RECORDS FOR THIS TASK

═══

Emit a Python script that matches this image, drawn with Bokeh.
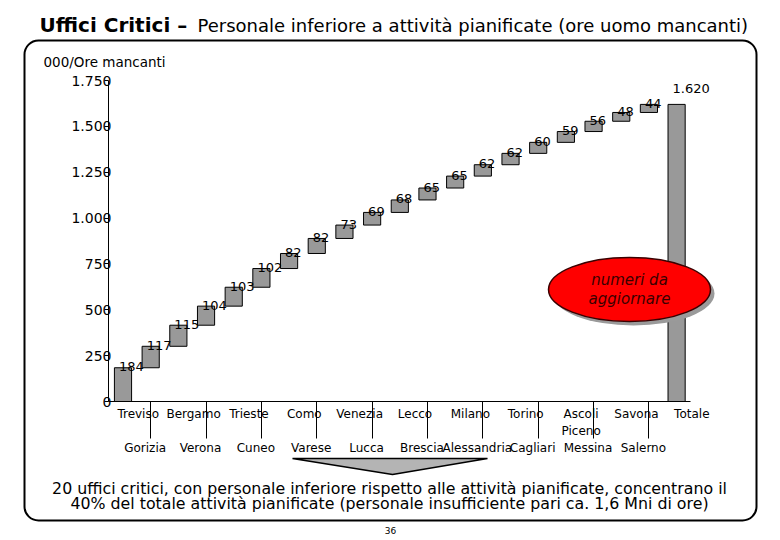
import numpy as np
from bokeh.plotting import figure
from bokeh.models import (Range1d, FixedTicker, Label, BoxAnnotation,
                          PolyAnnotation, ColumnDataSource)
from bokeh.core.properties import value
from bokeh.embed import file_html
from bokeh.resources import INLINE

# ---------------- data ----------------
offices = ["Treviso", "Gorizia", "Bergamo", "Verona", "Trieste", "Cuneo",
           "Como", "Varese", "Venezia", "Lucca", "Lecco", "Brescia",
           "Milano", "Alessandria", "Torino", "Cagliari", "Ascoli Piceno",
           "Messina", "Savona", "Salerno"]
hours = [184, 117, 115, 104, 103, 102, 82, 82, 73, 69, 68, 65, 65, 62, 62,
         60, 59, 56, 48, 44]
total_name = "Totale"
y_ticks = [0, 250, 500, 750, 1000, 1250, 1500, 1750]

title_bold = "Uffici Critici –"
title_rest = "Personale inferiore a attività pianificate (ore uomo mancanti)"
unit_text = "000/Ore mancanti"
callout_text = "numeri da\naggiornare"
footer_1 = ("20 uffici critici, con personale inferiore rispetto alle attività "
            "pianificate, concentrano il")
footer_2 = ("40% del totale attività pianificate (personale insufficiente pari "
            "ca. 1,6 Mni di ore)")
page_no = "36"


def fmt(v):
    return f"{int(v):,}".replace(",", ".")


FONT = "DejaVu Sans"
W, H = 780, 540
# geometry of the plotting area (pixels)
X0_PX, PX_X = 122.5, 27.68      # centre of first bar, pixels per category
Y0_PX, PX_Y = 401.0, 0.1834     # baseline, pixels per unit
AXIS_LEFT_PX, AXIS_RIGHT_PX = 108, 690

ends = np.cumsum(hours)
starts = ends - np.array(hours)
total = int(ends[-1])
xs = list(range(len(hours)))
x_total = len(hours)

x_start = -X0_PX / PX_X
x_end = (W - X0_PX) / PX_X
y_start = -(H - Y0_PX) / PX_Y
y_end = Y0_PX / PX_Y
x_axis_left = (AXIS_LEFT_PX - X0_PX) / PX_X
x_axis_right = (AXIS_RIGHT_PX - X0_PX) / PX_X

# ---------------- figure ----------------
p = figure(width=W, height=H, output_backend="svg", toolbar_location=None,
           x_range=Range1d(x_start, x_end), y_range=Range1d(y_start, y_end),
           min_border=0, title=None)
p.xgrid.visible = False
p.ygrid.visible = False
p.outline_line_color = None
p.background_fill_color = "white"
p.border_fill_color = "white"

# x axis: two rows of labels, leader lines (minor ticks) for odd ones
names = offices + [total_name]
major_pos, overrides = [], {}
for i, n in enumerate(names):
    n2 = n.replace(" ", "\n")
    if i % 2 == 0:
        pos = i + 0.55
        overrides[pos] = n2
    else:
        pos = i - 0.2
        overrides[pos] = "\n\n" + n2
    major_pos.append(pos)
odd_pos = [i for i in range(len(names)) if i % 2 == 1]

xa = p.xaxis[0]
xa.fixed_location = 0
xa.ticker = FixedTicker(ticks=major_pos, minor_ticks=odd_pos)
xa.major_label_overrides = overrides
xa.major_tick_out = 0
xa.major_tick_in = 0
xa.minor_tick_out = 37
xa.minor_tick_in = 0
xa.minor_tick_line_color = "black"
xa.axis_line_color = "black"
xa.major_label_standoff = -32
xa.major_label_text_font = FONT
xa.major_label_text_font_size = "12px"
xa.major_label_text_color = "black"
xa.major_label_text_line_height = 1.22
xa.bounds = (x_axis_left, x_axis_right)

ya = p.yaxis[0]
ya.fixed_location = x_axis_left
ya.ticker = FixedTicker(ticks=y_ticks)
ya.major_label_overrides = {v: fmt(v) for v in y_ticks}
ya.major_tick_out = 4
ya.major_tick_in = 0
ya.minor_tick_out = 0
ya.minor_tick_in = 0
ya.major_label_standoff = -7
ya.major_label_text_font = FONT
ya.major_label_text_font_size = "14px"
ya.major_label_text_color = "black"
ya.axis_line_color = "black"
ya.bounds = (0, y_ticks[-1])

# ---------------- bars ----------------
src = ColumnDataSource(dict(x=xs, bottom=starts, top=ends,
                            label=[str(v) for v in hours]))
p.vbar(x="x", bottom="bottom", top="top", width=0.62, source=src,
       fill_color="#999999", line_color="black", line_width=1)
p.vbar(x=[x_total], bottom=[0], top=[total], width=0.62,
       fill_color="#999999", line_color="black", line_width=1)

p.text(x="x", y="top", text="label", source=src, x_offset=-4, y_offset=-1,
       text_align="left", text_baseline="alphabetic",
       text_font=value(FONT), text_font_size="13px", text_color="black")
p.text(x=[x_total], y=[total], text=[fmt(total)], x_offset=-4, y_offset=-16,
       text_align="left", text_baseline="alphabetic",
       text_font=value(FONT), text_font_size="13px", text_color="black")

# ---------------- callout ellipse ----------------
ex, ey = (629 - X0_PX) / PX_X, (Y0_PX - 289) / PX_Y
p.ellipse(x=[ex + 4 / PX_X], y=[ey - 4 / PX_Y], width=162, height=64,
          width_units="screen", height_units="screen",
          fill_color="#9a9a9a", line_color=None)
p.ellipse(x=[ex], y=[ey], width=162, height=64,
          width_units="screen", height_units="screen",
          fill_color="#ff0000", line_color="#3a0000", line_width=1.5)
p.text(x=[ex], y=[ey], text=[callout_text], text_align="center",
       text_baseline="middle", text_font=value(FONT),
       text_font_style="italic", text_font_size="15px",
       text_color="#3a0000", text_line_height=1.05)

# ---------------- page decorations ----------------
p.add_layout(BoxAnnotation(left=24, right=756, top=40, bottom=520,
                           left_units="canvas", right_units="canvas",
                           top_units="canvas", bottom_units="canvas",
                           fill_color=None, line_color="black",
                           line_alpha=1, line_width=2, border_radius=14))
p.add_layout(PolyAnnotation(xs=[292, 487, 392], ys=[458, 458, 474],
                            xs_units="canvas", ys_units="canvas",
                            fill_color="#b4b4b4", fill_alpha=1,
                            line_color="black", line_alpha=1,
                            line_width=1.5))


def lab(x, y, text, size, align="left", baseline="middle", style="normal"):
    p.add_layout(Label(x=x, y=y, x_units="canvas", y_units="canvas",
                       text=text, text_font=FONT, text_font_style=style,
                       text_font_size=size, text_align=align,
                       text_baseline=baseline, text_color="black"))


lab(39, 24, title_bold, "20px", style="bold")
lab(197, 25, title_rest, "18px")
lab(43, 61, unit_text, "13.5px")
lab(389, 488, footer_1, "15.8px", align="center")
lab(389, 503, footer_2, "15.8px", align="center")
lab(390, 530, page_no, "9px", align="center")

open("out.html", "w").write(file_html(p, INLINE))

═══

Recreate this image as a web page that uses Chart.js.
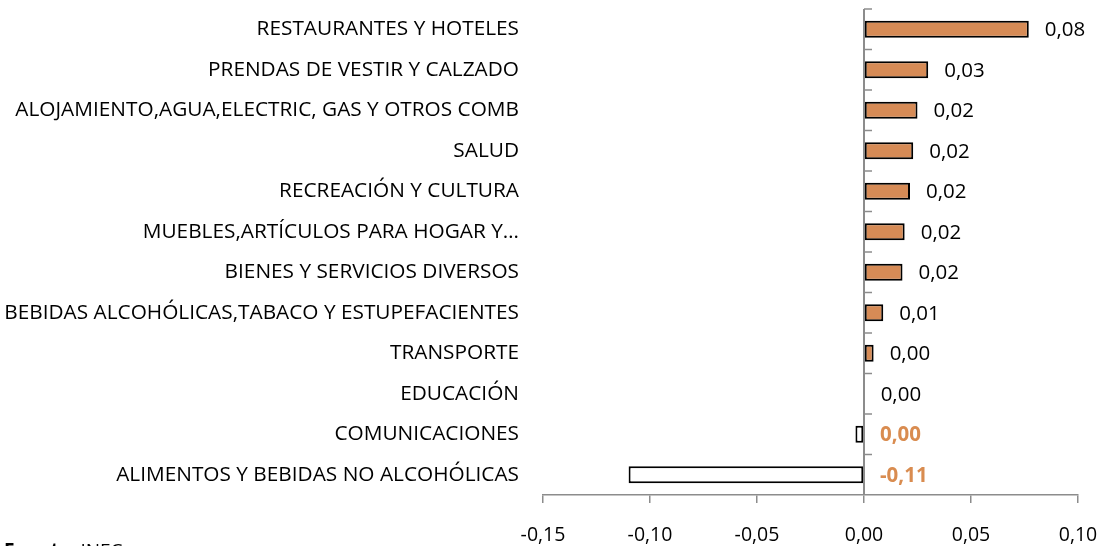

═══

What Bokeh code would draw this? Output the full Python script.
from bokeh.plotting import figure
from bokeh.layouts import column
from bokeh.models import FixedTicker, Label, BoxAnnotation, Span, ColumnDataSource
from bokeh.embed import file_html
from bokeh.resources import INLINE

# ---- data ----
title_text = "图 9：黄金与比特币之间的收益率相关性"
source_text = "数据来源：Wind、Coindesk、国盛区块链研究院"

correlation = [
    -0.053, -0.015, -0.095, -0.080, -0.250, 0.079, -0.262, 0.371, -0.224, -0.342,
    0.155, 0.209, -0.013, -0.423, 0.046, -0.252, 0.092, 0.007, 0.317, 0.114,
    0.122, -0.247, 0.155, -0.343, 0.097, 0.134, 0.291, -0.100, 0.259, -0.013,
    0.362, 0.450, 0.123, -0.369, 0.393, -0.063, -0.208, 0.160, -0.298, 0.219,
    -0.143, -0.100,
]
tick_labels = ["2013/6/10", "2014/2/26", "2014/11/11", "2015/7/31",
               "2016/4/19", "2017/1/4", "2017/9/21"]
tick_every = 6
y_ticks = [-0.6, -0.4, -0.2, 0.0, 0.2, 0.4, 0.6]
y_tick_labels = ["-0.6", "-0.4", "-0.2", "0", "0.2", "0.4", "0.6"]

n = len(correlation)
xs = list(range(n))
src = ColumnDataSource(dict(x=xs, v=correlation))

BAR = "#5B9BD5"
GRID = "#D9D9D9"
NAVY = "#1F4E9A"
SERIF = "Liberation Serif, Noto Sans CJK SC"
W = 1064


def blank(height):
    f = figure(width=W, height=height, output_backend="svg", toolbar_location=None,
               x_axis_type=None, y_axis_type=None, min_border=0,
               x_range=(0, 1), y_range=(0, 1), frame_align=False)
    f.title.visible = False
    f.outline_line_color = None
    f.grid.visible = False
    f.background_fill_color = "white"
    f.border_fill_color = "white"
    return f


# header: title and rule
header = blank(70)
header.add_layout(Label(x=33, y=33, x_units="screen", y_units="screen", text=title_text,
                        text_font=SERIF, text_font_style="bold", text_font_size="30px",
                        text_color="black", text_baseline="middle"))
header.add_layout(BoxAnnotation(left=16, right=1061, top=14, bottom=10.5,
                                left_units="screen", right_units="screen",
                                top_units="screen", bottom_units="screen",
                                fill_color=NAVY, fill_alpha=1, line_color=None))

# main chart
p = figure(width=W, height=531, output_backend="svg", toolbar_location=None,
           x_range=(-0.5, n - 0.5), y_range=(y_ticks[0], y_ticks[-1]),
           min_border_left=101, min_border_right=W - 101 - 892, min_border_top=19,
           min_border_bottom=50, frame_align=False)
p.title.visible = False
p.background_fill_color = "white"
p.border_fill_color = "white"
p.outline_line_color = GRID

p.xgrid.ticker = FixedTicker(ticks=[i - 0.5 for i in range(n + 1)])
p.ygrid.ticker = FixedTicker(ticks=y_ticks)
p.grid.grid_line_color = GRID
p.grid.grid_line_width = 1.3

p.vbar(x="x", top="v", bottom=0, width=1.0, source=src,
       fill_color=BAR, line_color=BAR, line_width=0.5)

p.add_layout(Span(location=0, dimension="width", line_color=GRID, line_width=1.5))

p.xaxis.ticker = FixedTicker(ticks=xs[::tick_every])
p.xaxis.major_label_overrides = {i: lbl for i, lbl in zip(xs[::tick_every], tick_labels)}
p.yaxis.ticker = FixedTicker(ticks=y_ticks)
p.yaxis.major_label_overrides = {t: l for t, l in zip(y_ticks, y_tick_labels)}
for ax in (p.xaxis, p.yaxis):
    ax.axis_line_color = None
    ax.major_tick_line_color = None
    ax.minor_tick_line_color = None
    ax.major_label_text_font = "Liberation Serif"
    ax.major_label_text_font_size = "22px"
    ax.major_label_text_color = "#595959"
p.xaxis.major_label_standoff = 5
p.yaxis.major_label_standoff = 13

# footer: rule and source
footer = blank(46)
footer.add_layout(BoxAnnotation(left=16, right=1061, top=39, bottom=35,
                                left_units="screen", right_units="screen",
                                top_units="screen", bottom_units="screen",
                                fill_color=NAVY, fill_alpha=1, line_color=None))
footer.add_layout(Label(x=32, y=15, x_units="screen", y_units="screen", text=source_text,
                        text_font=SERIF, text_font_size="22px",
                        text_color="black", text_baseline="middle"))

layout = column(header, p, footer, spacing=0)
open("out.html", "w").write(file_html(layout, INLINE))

═══

EXERCISE DIRECTIONS
In the listing above, find the line containing "Emit a Python" and the line containing "y_ticks = [0, 250, 500, 750, 1000, 1250, 1500, 1750]". Print those two lines and every line between them exactly, with no pictures.

RESULT OF THIS TASK
Emit a Python script that matches this image, drawn with Bokeh.
import numpy as np
from bokeh.plotting import figure
from bokeh.models import (Range1d, FixedTicker, Label, BoxAnnotation,
                          PolyAnnotation, ColumnDataSource)
from bokeh.core.properties import value
from bokeh.embed import file_html
from bokeh.resources import INLINE

# ---------------- data ----------------
offices = ["Treviso", "Gorizia", "Bergamo", "Verona", "Trieste", "Cuneo",
           "Como", "Varese", "Venezia", "Lucca", "Lecco", "Brescia",
           "Milano", "Alessandria", "Torino", "Cagliari", "Ascoli Piceno",
           "Messina", "Savona", "Salerno"]
hours = [184, 117, 115, 104, 103, 102, 82, 82, 73, 69, 68, 65, 65, 62, 62,
         60, 59, 56, 48, 44]
total_name = "Totale"
y_ticks = [0, 250, 500, 750, 1000, 1250, 1500, 1750]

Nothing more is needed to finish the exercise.